Short exercise — Without including any images, repeat the data exactly.

Supplied data —
+-------+

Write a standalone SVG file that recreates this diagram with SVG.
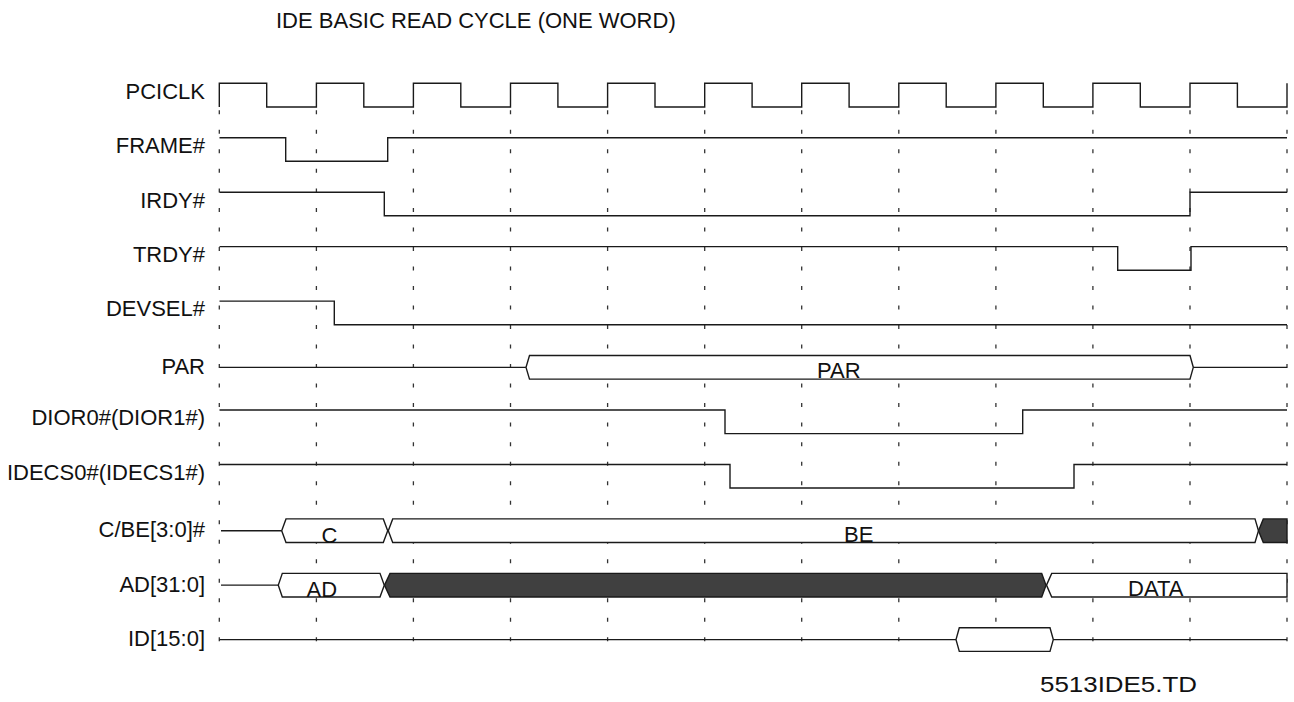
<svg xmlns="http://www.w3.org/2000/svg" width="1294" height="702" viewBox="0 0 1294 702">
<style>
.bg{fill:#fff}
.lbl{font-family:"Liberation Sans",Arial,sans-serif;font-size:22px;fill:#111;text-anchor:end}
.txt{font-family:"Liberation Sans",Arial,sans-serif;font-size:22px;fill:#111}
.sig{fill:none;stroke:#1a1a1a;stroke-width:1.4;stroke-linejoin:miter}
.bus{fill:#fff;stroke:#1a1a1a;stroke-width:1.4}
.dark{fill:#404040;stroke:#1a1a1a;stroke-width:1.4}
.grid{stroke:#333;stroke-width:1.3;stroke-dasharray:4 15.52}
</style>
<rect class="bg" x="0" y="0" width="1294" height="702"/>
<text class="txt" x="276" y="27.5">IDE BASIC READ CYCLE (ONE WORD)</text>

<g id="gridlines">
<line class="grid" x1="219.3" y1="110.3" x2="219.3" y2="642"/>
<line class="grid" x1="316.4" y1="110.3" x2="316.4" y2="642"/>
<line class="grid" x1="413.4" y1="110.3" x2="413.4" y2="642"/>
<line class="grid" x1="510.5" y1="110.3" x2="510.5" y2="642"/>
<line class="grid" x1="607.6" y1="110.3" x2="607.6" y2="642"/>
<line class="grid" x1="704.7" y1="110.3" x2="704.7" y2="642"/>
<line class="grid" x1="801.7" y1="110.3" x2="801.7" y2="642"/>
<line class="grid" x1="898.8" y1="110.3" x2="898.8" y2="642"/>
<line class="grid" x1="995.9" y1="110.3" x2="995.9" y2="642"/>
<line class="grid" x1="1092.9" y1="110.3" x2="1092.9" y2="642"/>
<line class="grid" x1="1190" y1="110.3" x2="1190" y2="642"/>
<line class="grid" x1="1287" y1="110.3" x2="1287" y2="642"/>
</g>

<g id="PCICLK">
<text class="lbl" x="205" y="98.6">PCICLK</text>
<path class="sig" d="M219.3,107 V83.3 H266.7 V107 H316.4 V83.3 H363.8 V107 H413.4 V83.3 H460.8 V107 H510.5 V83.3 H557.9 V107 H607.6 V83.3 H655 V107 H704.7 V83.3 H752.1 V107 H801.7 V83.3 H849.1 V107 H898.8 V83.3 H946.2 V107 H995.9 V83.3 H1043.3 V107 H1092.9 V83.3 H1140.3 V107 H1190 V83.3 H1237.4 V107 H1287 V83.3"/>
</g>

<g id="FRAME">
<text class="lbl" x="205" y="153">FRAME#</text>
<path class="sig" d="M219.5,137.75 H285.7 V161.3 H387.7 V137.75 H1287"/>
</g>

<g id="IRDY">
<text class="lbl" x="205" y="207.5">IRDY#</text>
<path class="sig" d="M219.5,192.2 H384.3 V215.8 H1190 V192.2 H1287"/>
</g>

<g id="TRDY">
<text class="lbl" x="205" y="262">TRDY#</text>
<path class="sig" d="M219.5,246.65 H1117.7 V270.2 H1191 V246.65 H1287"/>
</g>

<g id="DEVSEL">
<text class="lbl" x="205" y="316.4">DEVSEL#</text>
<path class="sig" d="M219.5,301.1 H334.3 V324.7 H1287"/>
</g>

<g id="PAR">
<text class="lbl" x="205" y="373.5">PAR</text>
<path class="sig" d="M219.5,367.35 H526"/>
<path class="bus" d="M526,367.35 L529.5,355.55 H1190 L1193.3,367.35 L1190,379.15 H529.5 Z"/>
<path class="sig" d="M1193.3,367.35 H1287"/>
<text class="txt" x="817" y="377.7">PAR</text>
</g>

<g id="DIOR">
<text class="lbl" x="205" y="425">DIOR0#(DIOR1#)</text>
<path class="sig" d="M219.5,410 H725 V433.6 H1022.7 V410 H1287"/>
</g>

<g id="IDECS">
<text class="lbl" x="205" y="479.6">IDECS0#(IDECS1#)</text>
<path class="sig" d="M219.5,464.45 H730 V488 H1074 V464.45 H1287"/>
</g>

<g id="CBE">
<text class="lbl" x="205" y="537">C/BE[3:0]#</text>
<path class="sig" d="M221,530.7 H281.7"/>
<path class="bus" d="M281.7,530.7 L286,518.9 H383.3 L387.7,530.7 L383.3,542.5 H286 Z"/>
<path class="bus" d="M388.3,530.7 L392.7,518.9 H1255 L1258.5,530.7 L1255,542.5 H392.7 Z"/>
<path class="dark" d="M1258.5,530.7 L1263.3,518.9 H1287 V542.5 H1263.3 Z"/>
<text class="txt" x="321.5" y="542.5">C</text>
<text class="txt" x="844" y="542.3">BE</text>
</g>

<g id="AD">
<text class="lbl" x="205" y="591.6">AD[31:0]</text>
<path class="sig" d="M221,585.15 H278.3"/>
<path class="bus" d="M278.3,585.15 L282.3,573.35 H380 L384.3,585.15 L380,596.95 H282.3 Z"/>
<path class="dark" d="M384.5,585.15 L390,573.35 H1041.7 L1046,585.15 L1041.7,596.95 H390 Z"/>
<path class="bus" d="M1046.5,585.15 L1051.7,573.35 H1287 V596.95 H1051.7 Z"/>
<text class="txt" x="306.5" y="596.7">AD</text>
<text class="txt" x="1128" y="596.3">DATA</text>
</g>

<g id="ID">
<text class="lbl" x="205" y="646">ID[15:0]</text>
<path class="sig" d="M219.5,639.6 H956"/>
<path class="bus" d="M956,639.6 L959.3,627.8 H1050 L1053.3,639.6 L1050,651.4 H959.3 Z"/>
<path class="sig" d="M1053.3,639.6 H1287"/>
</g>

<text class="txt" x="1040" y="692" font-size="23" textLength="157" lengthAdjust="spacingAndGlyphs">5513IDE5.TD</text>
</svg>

+-------+

Problem solution —
Write a standalone SVG file that recreates this diagram with SVG.
<svg xmlns="http://www.w3.org/2000/svg" width="1294" height="702" viewBox="0 0 1294 702">
<style>
.bg{fill:#fff}
.lbl{font-family:"Liberation Sans",Arial,sans-serif;font-size:22px;fill:#111;text-anchor:end}
.txt{font-family:"Liberation Sans",Arial,sans-serif;font-size:22px;fill:#111}
.sig{fill:none;stroke:#1a1a1a;stroke-width:1.4;stroke-linejoin:miter}
.bus{fill:#fff;stroke:#1a1a1a;stroke-width:1.4}
.dark{fill:#404040;stroke:#1a1a1a;stroke-width:1.4}
.grid{stroke:#333;stroke-width:1.3;stroke-dasharray:4 15.52}
</style>
<rect class="bg" x="0" y="0" width="1294" height="702"/>
<text class="txt" x="276" y="27.5">IDE BASIC READ CYCLE (ONE WORD)</text>

<g id="gridlines">
<line class="grid" x1="219.3" y1="110.3" x2="219.3" y2="642"/>
<line class="grid" x1="316.4" y1="110.3" x2="316.4" y2="642"/>
<line class="grid" x1="413.4" y1="110.3" x2="413.4" y2="642"/>
<line class="grid" x1="510.5" y1="110.3" x2="510.5" y2="642"/>
<line class="grid" x1="607.6" y1="110.3" x2="607.6" y2="642"/>
<line class="grid" x1="704.7" y1="110.3" x2="704.7" y2="642"/>
<line class="grid" x1="801.7" y1="110.3" x2="801.7" y2="642"/>
<line class="grid" x1="898.8" y1="110.3" x2="898.8" y2="642"/>
<line class="grid" x1="995.9" y1="110.3" x2="995.9" y2="642"/>
<line class="grid" x1="1092.9" y1="110.3" x2="1092.9" y2="642"/>
<line class="grid" x1="1190" y1="110.3" x2="1190" y2="642"/>
<line class="grid" x1="1287" y1="110.3" x2="1287" y2="642"/>
</g>

<g id="PCICLK">
<text class="lbl" x="205" y="98.6">PCICLK</text>
<path class="sig" d="M219.3,107 V83.3 H266.7 V107 H316.4 V83.3 H363.8 V107 H413.4 V83.3 H460.8 V107 H510.5 V83.3 H557.9 V107 H607.6 V83.3 H655 V107 H704.7 V83.3 H752.1 V107 H801.7 V83.3 H849.1 V107 H898.8 V83.3 H946.2 V107 H995.9 V83.3 H1043.3 V107 H1092.9 V83.3 H1140.3 V107 H1190 V83.3 H1237.4 V107 H1287 V83.3"/>
</g>

<g id="FRAME">
<text class="lbl" x="205" y="153">FRAME#</text>
<path class="sig" d="M219.5,137.75 H285.7 V161.3 H387.7 V137.75 H1287"/>
</g>

<g id="IRDY">
<text class="lbl" x="205" y="207.5">IRDY#</text>
<path class="sig" d="M219.5,192.2 H384.3 V215.8 H1190 V192.2 H1287"/>
</g>

<g id="TRDY">
<text class="lbl" x="205" y="262">TRDY#</text>
<path class="sig" d="M219.5,246.65 H1117.7 V270.2 H1191 V246.65 H1287"/>
</g>

<g id="DEVSEL">
<text class="lbl" x="205" y="316.4">DEVSEL#</text>
<path class="sig" d="M219.5,301.1 H334.3 V324.7 H1287"/>
</g>

<g id="PAR">
<text class="lbl" x="205" y="373.5">PAR</text>
<path class="sig" d="M219.5,367.35 H526"/>
<path class="bus" d="M526,367.35 L529.5,355.55 H1190 L1193.3,367.35 L1190,379.15 H529.5 Z"/>
<path class="sig" d="M1193.3,367.35 H1287"/>
<text class="txt" x="817" y="377.7">PAR</text>
</g>

<g id="DIOR">
<text class="lbl" x="205" y="425">DIOR0#(DIOR1#)</text>
<path class="sig" d="M219.5,410 H725 V433.6 H1022.7 V410 H1287"/>
</g>

<g id="IDECS">
<text class="lbl" x="205" y="479.6">IDECS0#(IDECS1#)</text>
<path class="sig" d="M219.5,464.45 H730 V488 H1074 V464.45 H1287"/>
</g>

<g id="CBE">
<text class="lbl" x="205" y="537">C/BE[3:0]#</text>
<path class="sig" d="M221,530.7 H281.7"/>
<path class="bus" d="M281.7,530.7 L286,518.9 H383.3 L387.7,530.7 L383.3,542.5 H286 Z"/>
<path class="bus" d="M388.3,530.7 L392.7,518.9 H1255 L1258.5,530.7 L1255,542.5 H392.7 Z"/>
<path class="dark" d="M1258.5,530.7 L1263.3,518.9 H1287 V542.5 H1263.3 Z"/>
<text class="txt" x="321.5" y="542.5">C</text>
<text class="txt" x="844" y="542.3">BE</text>
</g>

<g id="AD">
<text class="lbl" x="205" y="591.6">AD[31:0]</text>
<path class="sig" d="M221,585.15 H278.3"/>
<path class="bus" d="M278.3,585.15 L282.3,573.35 H380 L384.3,585.15 L380,596.95 H282.3 Z"/>
<path class="dark" d="M384.5,585.15 L390,573.35 H1041.7 L1046,585.15 L1041.7,596.95 H390 Z"/>
<path class="bus" d="M1046.5,585.15 L1051.7,573.35 H1287 V596.95 H1051.7 Z"/>
<text class="txt" x="306.5" y="596.7">AD</text>
<text class="txt" x="1128" y="596.3">DATA</text>
</g>

<g id="ID">
<text class="lbl" x="205" y="646">ID[15:0]</text>
<path class="sig" d="M219.5,639.6 H956"/>
<path class="bus" d="M956,639.6 L959.3,627.8 H1050 L1053.3,639.6 L1050,651.4 H959.3 Z"/>
<path class="sig" d="M1053.3,639.6 H1287"/>
</g>

<text class="txt" x="1040" y="692" font-size="23" textLength="157" lengthAdjust="spacingAndGlyphs">5513IDE5.TD</text>
</svg>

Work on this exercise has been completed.